Wesley Yin-Poole: I tell you what PES 2018 is better than, Martin. Arms.
42. Star Trek: Bridge Crew
Red Storm Entertainment
Johnny Chiodini: Star Trek: Bridge Crew is a great game for anyone who enjoys yelling at their friends constantly and only doing an actual, practical thing every two minutes or so. See, in splitting up the running of a single ship between four different people, no one player ever has loads to do at once - leaving tonnes of room for that player's opinions on how the whole operation ought to be run. I don't think Bridge Crew was designed to be a social manipulation and/or betrayal game, but it certainly feels like one.
Christian Donlan: Finally, a game that understands that Star Trek's not about the space battles and the alien encounters. It's about all of that while having exhausting discussions with everyone on the bridge. VR at its strangest and most effective.
Oli Welsh: Getting four people playing this in VR in the same room must be the most rarefied video game experience of the year. I haven't had the privilege but, after watching our videos, I would love to.
41. Pyre
Supergiant Games
Christian Donlan: Anything from the makers of Bastion and Transistor is worth investing in. Pyre is a wonderfully weird beast, but it's as refined, sophisticated and heartfelt as the lineage suggests.

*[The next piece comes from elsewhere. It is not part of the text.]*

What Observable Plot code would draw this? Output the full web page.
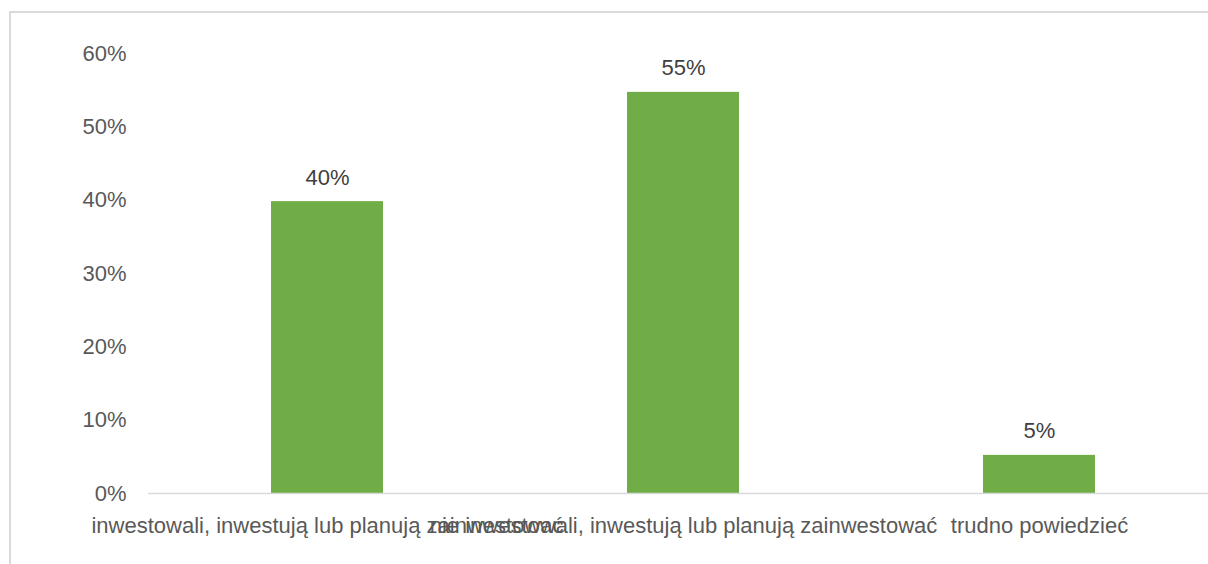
<!DOCTYPE html>
<html>
<head>
<meta charset="utf-8">
<script src="https://cdn.jsdelivr.net/npm/d3@7"></script>
<script src="https://cdn.jsdelivr.net/npm/@observablehq/plot@0.6"></script>
<style>
  html, body { margin: 0; padding: 0; background: #fff; overflow: hidden; }
  #wrap { position: relative; width: 1208px; height: 564px; overflow: hidden; }
  #border { position: absolute; left: 9px; top: 11px; width: 1300px; height: 700px;
            border: 2px solid #d9d9d9; box-sizing: border-box; pointer-events: none; }
  #chart { position: absolute; left: 0; top: 0; }
</style>
</head>
<body>
<div id="wrap">
  <div id="chart"></div>
  <div id="border"></div>
</div>
<script>
const categories = [
  "inwestowali, inwestują lub planują zainwestować",
  "nie inwestowali, inwestują lub planują zainwestować",
  "trudno powiedzieć"
];
const values = [0.398, 0.547, 0.052];
const yTicks = [0, 0.1, 0.2, 0.3, 0.4, 0.5, 0.6];

const data = categories.map((c, i) => ({category: c, value: values[i]}));
const pct = d3.format(".0%");

const chart = Plot.plot({
  width: 1208,
  height: 564,
  marginTop: 53,
  marginBottom: 71,
  marginLeft: 148,
  marginRight: 0,
  style: {fontFamily: "'Liberation Sans', Arial, sans-serif", fontSize: "22px", color: "#595959", background: "transparent"},
  x: {domain: categories, range: [148, 1217.5], paddingInner: 0.686, paddingOuter: 0.343, align: 0.5},
  y: {domain: [0, 0.6]},
  marks: [
    Plot.barY(data, {x: "category", y: "value", fill: "#70AD47"}),
    Plot.ruleY([0], {stroke: "#d9d9d9", strokeWidth: 1.5}),
    Plot.text(data, {x: "category", y: "value", text: d => pct(d.value), dy: -24, fill: "#404040", fontSize: 22}),
    Plot.axisY({ticks: yTicks, tickFormat: pct, tickSize: 0, tickPadding: 22, label: null, fontSize: 22}),
    Plot.axisX({tickSize: 0, tickPadding: 24, label: null, fontSize: 22, fill: "#595959"})
  ]
});
document.getElementById("chart").appendChild(chart);
</script>
</body>
</html>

Robert Purchese: There aren't many developers confident enough to base their role-playing game around a new and peculiar kind of fantasy basketball - but Bastion and Transistor creator Supergiant is. Teams of three play in real-time as they try and manoeuvre their orb (ball) into the other team's fire (hoop/goal). It shouldn't work: it's too energetic, too sporty - but it does. And that it would never seemed in doubt. In Pyre, Supergiant exhibits skill which is a beauty to behold. Playing it is like turning the pages of a ceremonial book belonging to a museum. In a world where so many games try to overwhelm us with more, Pyre dazzles us with less.